Nicht nur die durch den Erdölboom der siebziger Jahre erzeugten veränderten Anforderungen an Frauen, auch die katholische Kirche trug zur Diskussion über Ungleichheit zwischen Mann und Frau bei. In San Cristobal de las Casas entstand darum Ende der achtziger Jahre aus einer Kirchenvereinigung heraus die Coordinadora Diocesana de Mujeres (CODIMUJ), die erste indigene Frauen-Organisation in Chiapas. Neben der Kirche und der feministischen Selbstorganisation waren es diverse NGOs und offizielle Integrationsprogramme der Regierung, die die Wahrnehmung für geschlechtsspezifische Ungleichheiten schärften.

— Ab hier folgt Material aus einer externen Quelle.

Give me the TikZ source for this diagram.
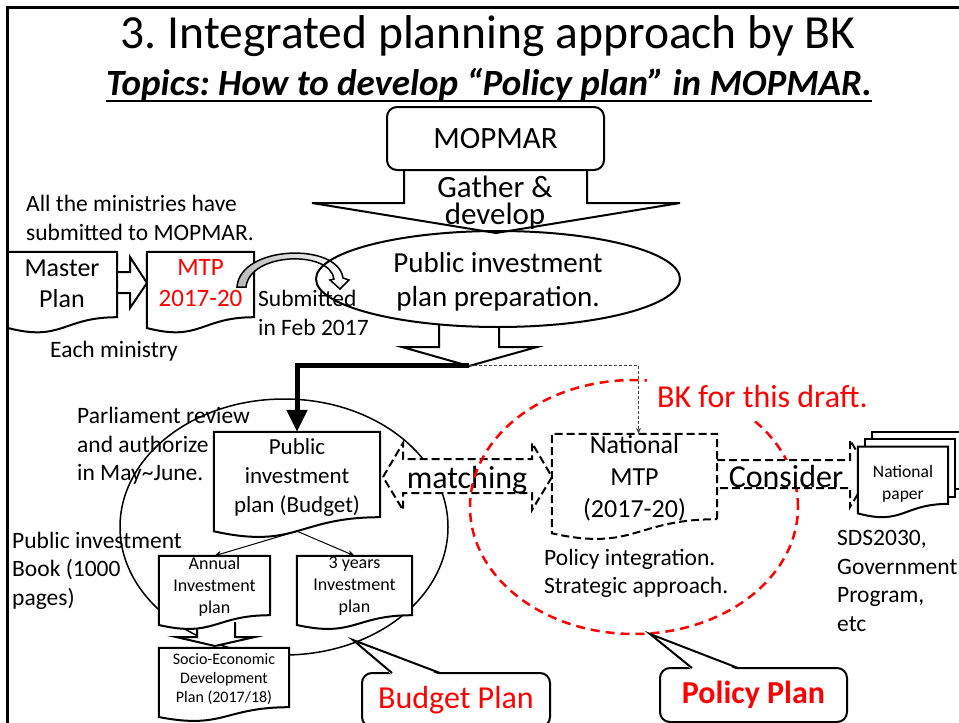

Einzelne Schritte waren die notwendige Voraussetzung für das von den zapatistischen Frauen zu Jahresbeginn von 1994 entworfene Gesetz Ley Revolucionaria de Mujeres (Revolutionäres Frauengesetz). Es ist dezidiert auf die Bedürfnisse der indigenen Frauen zugeschnittenen, und als solches bislang das einzige in Mexiko. Darin fordern die zapatistischen Rebellinnen unter anderem das Recht auf politische Mitsprache und auf ein Leben ohne sexuelle und familiäre Gewalt, das Recht auf Entscheidungsfreiheit in Fragen der Fortpflanzung und der Wahl des Ehegatten, Recht auf Erziehung und Gesundheitsversorgung und faires Gehalt.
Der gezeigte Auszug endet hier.